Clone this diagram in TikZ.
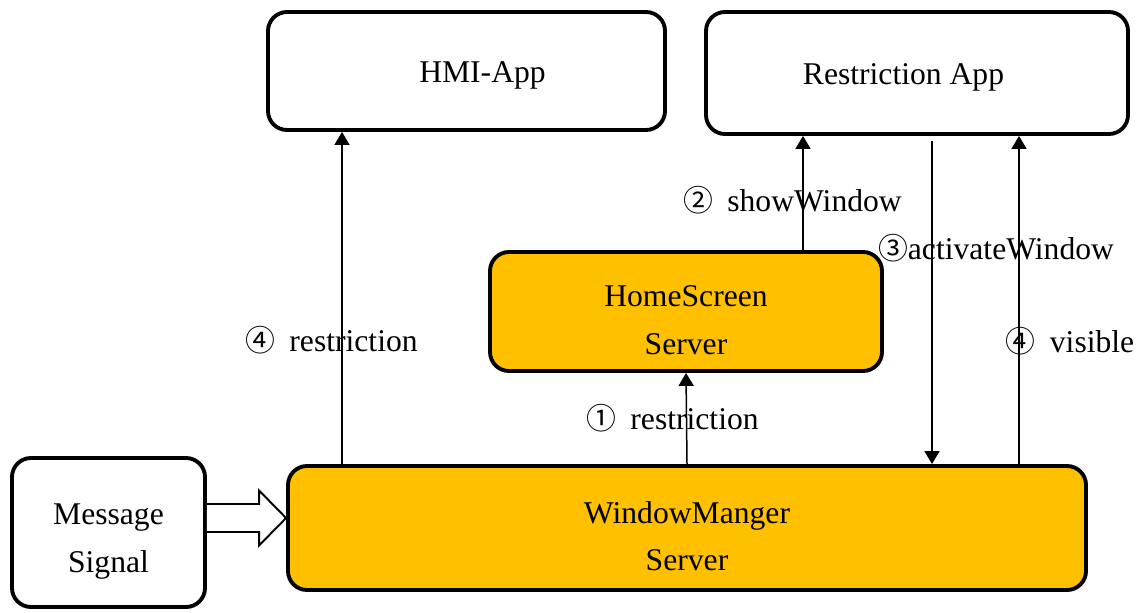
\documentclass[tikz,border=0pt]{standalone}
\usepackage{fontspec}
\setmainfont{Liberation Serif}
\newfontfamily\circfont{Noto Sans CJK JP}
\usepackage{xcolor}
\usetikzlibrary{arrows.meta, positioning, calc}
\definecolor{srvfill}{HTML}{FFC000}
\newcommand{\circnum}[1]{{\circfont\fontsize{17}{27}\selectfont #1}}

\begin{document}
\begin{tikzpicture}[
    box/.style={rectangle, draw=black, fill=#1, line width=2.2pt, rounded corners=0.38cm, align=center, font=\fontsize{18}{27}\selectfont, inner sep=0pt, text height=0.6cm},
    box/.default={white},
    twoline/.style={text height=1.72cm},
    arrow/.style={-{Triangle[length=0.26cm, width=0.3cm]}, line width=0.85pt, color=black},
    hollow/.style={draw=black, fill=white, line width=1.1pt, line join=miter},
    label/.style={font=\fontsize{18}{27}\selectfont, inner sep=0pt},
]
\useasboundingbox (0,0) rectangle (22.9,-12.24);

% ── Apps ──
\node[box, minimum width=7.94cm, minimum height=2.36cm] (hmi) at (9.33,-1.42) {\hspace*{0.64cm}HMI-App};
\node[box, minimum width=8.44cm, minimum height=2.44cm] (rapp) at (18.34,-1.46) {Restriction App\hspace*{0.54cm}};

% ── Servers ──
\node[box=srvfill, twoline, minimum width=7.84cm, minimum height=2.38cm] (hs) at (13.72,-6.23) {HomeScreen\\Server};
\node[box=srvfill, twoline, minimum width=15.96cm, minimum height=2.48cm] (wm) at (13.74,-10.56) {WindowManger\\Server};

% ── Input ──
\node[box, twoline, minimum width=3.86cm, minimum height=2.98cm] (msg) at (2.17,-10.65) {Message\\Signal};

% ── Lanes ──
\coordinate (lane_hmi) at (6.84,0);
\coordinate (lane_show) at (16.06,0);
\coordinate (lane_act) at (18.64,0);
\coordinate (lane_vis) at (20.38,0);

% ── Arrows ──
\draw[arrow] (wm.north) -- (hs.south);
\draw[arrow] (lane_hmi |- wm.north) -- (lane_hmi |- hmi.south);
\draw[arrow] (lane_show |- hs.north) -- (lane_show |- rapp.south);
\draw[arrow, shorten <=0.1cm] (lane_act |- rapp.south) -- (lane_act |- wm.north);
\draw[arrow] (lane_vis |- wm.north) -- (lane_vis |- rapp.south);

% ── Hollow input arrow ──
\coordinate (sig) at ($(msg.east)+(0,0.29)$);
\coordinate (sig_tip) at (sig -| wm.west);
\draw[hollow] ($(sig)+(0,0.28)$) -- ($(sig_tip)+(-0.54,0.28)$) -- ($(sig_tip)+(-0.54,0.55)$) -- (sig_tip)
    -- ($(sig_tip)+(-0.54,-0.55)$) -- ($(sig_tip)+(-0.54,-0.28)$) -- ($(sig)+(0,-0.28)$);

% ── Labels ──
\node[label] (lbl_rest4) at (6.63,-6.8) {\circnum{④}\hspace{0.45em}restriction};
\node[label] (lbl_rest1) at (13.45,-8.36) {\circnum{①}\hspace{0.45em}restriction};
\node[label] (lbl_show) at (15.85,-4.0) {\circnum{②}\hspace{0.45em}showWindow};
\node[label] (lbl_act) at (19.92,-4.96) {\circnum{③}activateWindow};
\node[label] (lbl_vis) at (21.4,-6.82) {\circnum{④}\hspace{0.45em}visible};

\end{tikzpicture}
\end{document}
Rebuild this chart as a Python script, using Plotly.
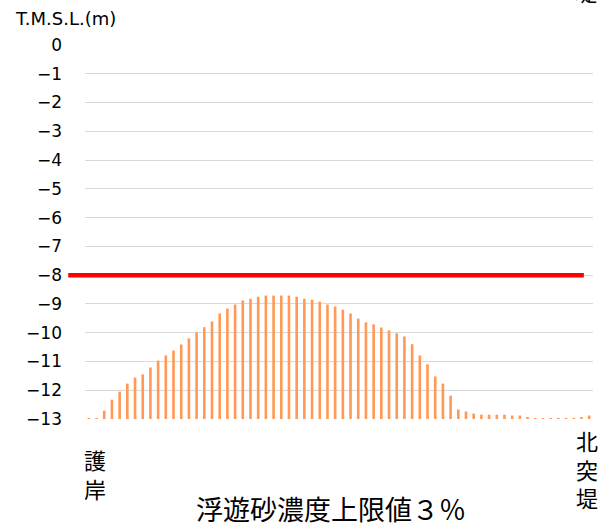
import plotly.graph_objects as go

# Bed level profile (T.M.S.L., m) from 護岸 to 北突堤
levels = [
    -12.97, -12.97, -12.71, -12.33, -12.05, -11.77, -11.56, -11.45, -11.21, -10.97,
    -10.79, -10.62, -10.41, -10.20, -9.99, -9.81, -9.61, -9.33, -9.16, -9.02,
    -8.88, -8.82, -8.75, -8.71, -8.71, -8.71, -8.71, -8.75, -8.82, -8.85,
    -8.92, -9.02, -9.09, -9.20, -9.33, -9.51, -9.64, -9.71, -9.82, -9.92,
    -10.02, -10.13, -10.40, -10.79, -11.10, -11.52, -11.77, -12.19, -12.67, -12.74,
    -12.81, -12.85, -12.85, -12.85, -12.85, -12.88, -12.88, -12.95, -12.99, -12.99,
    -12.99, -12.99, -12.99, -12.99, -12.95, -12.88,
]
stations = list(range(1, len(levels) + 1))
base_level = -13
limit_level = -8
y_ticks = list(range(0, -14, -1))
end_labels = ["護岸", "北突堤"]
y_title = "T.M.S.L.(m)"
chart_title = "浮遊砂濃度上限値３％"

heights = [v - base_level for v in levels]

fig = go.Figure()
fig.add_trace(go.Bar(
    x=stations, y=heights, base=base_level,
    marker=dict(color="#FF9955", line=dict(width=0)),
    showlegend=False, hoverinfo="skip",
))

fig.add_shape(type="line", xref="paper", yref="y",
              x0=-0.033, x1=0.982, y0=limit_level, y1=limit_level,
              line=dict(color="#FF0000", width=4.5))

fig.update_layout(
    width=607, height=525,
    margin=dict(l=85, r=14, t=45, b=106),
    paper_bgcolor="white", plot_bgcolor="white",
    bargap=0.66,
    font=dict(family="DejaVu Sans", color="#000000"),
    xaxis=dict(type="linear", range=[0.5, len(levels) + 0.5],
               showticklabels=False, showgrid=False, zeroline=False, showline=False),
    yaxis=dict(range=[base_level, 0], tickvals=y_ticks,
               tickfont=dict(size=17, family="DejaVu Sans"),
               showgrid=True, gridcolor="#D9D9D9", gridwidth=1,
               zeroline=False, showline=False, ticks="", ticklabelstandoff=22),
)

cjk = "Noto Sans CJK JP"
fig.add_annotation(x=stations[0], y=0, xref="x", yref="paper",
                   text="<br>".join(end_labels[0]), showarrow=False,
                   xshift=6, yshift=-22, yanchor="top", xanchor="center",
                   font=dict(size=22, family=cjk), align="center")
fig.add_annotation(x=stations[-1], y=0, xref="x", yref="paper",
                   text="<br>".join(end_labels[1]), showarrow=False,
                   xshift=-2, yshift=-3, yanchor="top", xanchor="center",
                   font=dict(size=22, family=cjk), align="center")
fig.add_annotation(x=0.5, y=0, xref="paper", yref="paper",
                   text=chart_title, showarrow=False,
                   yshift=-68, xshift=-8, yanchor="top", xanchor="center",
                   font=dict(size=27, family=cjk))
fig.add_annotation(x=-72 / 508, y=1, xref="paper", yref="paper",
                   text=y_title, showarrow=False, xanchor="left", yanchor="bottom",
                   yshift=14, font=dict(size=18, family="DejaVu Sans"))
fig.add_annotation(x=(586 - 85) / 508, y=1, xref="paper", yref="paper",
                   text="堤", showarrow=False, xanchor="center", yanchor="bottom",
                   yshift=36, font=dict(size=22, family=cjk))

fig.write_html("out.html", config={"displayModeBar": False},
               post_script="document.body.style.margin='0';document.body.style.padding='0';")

········

Transcribe all of the records above character for character. Exclude the pictures.

* _CORRECT RESULT_:
Clone this diagram in TikZ.
\documentclass[tikz,border=0pt]{standalone}
\usepackage{fontspec}
\setmainfont{Liberation Serif}
\newfontfamily\circfont{Noto Sans CJK JP}
\usepackage{xcolor}
\usetikzlibrary{arrows.meta, positioning, calc}
\definecolor{srvfill}{HTML}{FFC000}
\newcommand{\circnum}[1]{{\circfont\fontsize{17}{27}\selectfont #1}}

\begin{document}
\begin{tikzpicture}[
    box/.style={rectangle, draw=black, fill=#1, line width=2.2pt, rounded corners=0.38cm, align=center, font=\fontsize{18}{27}\selectfont, inner sep=0pt, text height=0.6cm},
    box/.default={white},
    twoline/.style={text height=1.72cm},
    arrow/.style={-{Triangle[length=0.26cm, width=0.3cm]}, line width=0.85pt, color=black},
    hollow/.style={draw=black, fill=white, line width=1.1pt, line join=miter},
    label/.style={font=\fontsize{18}{27}\selectfont, inner sep=0pt},
]
\useasboundingbox (0,0) rectangle (22.9,-12.24);

% ── Apps ──
\node[box, minimum width=7.94cm, minimum height=2.36cm] (hmi) at (9.33,-1.42) {\hspace*{0.64cm}HMI-App};
\node[box, minimum width=8.44cm, minimum height=2.44cm] (rapp) at (18.34,-1.46) {Restriction App\hspace*{0.54cm}};

% ── Servers ──
\node[box=srvfill, twoline, minimum width=7.84cm, minimum height=2.38cm] (hs) at (13.72,-6.23) {HomeScreen\\Server};
\node[box=srvfill, twoline, minimum width=15.96cm, minimum height=2.48cm] (wm) at (13.74,-10.56) {WindowManger\\Server};

% ── Input ──
\node[box, twoline, minimum width=3.86cm, minimum height=2.98cm] (msg) at (2.17,-10.65) {Message\\Signal};

% ── Lanes ──
\coordinate (lane_hmi) at (6.84,0);
\coordinate (lane_show) at (16.06,0);
\coordinate (lane_act) at (18.64,0);
\coordinate (lane_vis) at (20.38,0);

% ── Arrows ──
\draw[arrow] (wm.north) -- (hs.south);
\draw[arrow] (lane_hmi |- wm.north) -- (lane_hmi |- hmi.south);
\draw[arrow] (lane_show |- hs.north) -- (lane_show |- rapp.south);
\draw[arrow, shorten <=0.1cm] (lane_act |- rapp.south) -- (lane_act |- wm.north);
\draw[arrow] (lane_vis |- wm.north) -- (lane_vis |- rapp.south);

% ── Hollow input arrow ──
\coordinate (sig) at ($(msg.east)+(0,0.29)$);
\coordinate (sig_tip) at (sig -| wm.west);
\draw[hollow] ($(sig)+(0,0.28)$) -- ($(sig_tip)+(-0.54,0.28)$) -- ($(sig_tip)+(-0.54,0.55)$) -- (sig_tip)
    -- ($(sig_tip)+(-0.54,-0.55)$) -- ($(sig_tip)+(-0.54,-0.28)$) -- ($(sig)+(0,-0.28)$);

% ── Labels ──
\node[label] (lbl_rest4) at (6.63,-6.8) {\circnum{④}\hspace{0.45em}restriction};
\node[label] (lbl_rest1) at (13.45,-8.36) {\circnum{①}\hspace{0.45em}restriction};
\node[label] (lbl_show) at (15.85,-4.0) {\circnum{②}\hspace{0.45em}showWindow};
\node[label] (lbl_act) at (19.92,-4.96) {\circnum{③}activateWindow};
\node[label] (lbl_vis) at (21.4,-6.82) {\circnum{④}\hspace{0.45em}visible};

\end{tikzpicture}
\end{document}
Rebuild this chart as a Python script, using Plotly.
import plotly.graph_objects as go

# Bed level profile (T.M.S.L., m) from 護岸 to 北突堤
levels = [
    -12.97, -12.97, -12.71, -12.33, -12.05, -11.77, -11.56, -11.45, -11.21, -10.97,
    -10.79, -10.62, -10.41, -10.20, -9.99, -9.81, -9.61, -9.33, -9.16, -9.02,
    -8.88, -8.82, -8.75, -8.71, -8.71, -8.71, -8.71, -8.75, -8.82, -8.85,
    -8.92, -9.02, -9.09, -9.20, -9.33, -9.51, -9.64, -9.71, -9.82, -9.92,
    -10.02, -10.13, -10.40, -10.79, -11.10, -11.52, -11.77, -12.19, -12.67, -12.74,
    -12.81, -12.85, -12.85, -12.85, -12.85, -12.88, -12.88, -12.95, -12.99, -12.99,
    -12.99, -12.99, -12.99, -12.99, -12.95, -12.88,
]
stations = list(range(1, len(levels) + 1))
base_level = -13
limit_level = -8
y_ticks = list(range(0, -14, -1))
end_labels = ["護岸", "北突堤"]
y_title = "T.M.S.L.(m)"
chart_title = "浮遊砂濃度上限値３％"

heights = [v - base_level for v in levels]

fig = go.Figure()
fig.add_trace(go.Bar(
    x=stations, y=heights, base=base_level,
    marker=dict(color="#FF9955", line=dict(width=0)),
    showlegend=False, hoverinfo="skip",
))

fig.add_shape(type="line", xref="paper", yref="y",
              x0=-0.033, x1=0.982, y0=limit_level, y1=limit_level,
              line=dict(color="#FF0000", width=4.5))

fig.update_layout(
    width=607, height=525,
    margin=dict(l=85, r=14, t=45, b=106),
    paper_bgcolor="white", plot_bgcolor="white",
    bargap=0.66,
    font=dict(family="DejaVu Sans", color="#000000"),
    xaxis=dict(type="linear", range=[0.5, len(levels) + 0.5],
               showticklabels=False, showgrid=False, zeroline=False, showline=False),
    yaxis=dict(range=[base_level, 0], tickvals=y_ticks,
               tickfont=dict(size=17, family="DejaVu Sans"),
               showgrid=True, gridcolor="#D9D9D9", gridwidth=1,
               zeroline=False, showline=False, ticks="", ticklabelstandoff=22),
)

cjk = "Noto Sans CJK JP"
fig.add_annotation(x=stations[0], y=0, xref="x", yref="paper",
                   text="<br>".join(end_labels[0]), showarrow=False,
                   xshift=6, yshift=-22, yanchor="top", xanchor="center",
                   font=dict(size=22, family=cjk), align="center")
fig.add_annotation(x=stations[-1], y=0, xref="x", yref="paper",
                   text="<br>".join(end_labels[1]), showarrow=False,
                   xshift=-2, yshift=-3, yanchor="top", xanchor="center",
                   font=dict(size=22, family=cjk), align="center")
fig.add_annotation(x=0.5, y=0, xref="paper", yref="paper",
                   text=chart_title, showarrow=False,
                   yshift=-68, xshift=-8, yanchor="top", xanchor="center",
                   font=dict(size=27, family=cjk))
fig.add_annotation(x=-72 / 508, y=1, xref="paper", yref="paper",
                   text=y_title, showarrow=False, xanchor="left", yanchor="bottom",
                   yshift=14, font=dict(size=18, family="DejaVu Sans"))
fig.add_annotation(x=(586 - 85) / 508, y=1, xref="paper", yref="paper",
                   text="堤", showarrow=False, xanchor="center", yanchor="bottom",
                   yshift=36, font=dict(size=22, family=cjk))

fig.write_html("out.html", config={"displayModeBar": False},
               post_script="document.body.style.margin='0';document.body.style.padding='0';")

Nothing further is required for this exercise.